Il ne faudrait pas toutefois que la création de ces taxes conduise à alourdir la pression fiscale pesant sur les consommateurs européens. L'instauration d'une taxe sur les services numériques comme autre ressource propre n'est pas souhaitable dans le contexte de l'instauration, au niveau de l'Organisation de coopération et de développement économiques (OCDE), d'une imposition mondiale minimale des grandes entreprises multinationales. Il est vrai – et cela mérite d'être rappelé – que les entreprises numériques connaissent un taux d'imposition effectif plus de deux fois inférieur à celui des entreprises traditionnelles. Cependant l'approche retenue par l'OCDE et le G20 est de ne pas se contenter de cibler l'économie numérique mais au contraire de trouver une solution globale. L'Union européenne a tout intérêt à voir aboutir la réforme engagée à l'échelle de l'OCDE ; le fait de ne pas créer de ressource propre numérique devrait y contribuer.

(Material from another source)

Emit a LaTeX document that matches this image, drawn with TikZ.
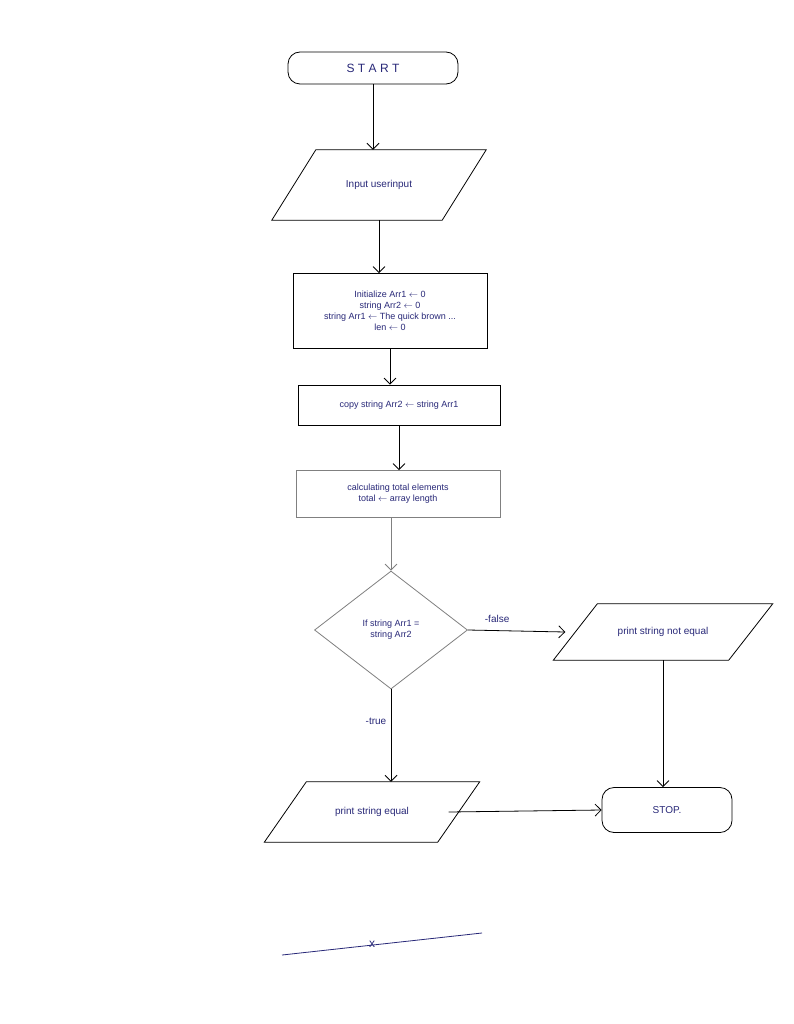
\documentclass[tikz,border=0pt]{standalone}
\usepackage{fontspec}
\setmainfont{Liberation Sans}
\usetikzlibrary{shapes.geometric,arrows.meta}
\definecolor{ink}{RGB}{40,40,120}
\begin{document}
\begin{tikzpicture}[x=1pt,y=-1pt,
  every node/.style={text=ink,font=\normalsize,align=center},
  term/.style={draw,rounded corners=12pt,thick},
  io/.style={inner sep=2pt},
  proc/.style={draw,thick},
  dec/.style={draw,diamond,gray,thick,aspect=1.3,inner sep=0pt},
  arr/.style={-{Straight Barb[length=6pt]},thick}]
\useasboundingbox[fill=white] (0,0) rectangle (794,1024);
\newcommand\para[2]{\draw[thick] ([xshift=-#2pt]#1.south west) -- ([xshift=#2pt]#1.north west) -- ([xshift=#2pt]#1.north east) -- ([xshift=-#2pt]#1.south east) -- cycle;}
\node[term,minimum width=170pt,minimum height=32pt,font=\large] (start) at (373,68) {S T A R T};
\node[io,minimum width=170pt,minimum height=70pt] (in) at (379,185) {Input userinput};
\para{in}{22}
\node[proc,minimum width=194pt,minimum height=75pt,inner sep=1pt,font=\small] (init) at (390,311) {Initialize Arr1 $\leftarrow$ 0\\string Arr2 $\leftarrow$ 0\\string Arr1 $\leftarrow$ The quick brown ...\\len $\leftarrow$ 0};
\node[proc,minimum width=202pt,minimum height=40pt,font=\small] (copy) at (399,405) {copy string Arr2 $\leftarrow$ string Arr1};
\node[proc,gray,minimum width=204pt,minimum height=47pt,text=ink,font=\small] (calc) at (398,494) {\textcolor{ink}{calculating total elements}\\\textcolor{ink}{total $\leftarrow$ array length}};
\node[dec,minimum width=153pt,minimum height=118pt] (dec) at (391,630) {};
\node[font=\small] at (391,630) {If string Arr1 =\\string Arr2};
\node[io,minimum width=175pt,minimum height=56pt] (ne) at (663,632) {print string not equal};
\para{ne}{22}
\node[io,minimum width=173pt,minimum height=60pt] (eq) at (372,812) {print string equal};
\para{eq}{21}
\node[term,minimum width=130pt,minimum height=45pt] (stop) at (667,810) {STOP.};
\draw[arr] (start.south) -- (start.south |- in.north);
\draw[arr] (in.south) -- (in.south |- init.north);
\draw[arr] (init.south) -- (init.south |- copy.north);
\draw[arr] (copy.south) -- (copy.south |- calc.north);
\draw[arr,gray] (calc.south -| dec.north) -- (dec.north);
\draw[arr] (dec.east) -- ([xshift=-10pt]ne.west) node[pos=0.3,above=4pt] {-false};
\draw[arr] (dec.south) -- (dec.south |- eq.north) node[pos=0.35,left=1pt] {-true};
\draw[arr] (ne.south) -- (ne.south |- stop.north);
\draw[arr] ([xshift=-10pt]eq.east) -- (stop.west);
\coordinate (s1) at (282,955); \coordinate (s2) at (482,933);
\draw[thick,ink] (s1) -- (s2);
\node[font=\large] (x) at (372,944) {x};
\end{tikzpicture}
\end{document}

Nous nous trouvons face au double enjeu de réussir, dans le cadre de l'OCDE, la réforme de l'imposition mondiale minimale des entreprises et, dans le cadre de l'Union européenne, la création de nouvelles ressources propres. Si jamais la réforme des ressources propres achoppe, ce sont les États membres qui devront directement accroître leurs contributions respectives au budget communautaire et assurer ainsi le remboursement des emprunts contractés par la Commission européenne. Compte tenu de la part de la France dans cet effort collectif, ce serait un échec pour notre pays. À la veille de la présidence française de l'Union européenne, nous devons avoir conscience de ces enjeux et contribuer à les relever avec succès.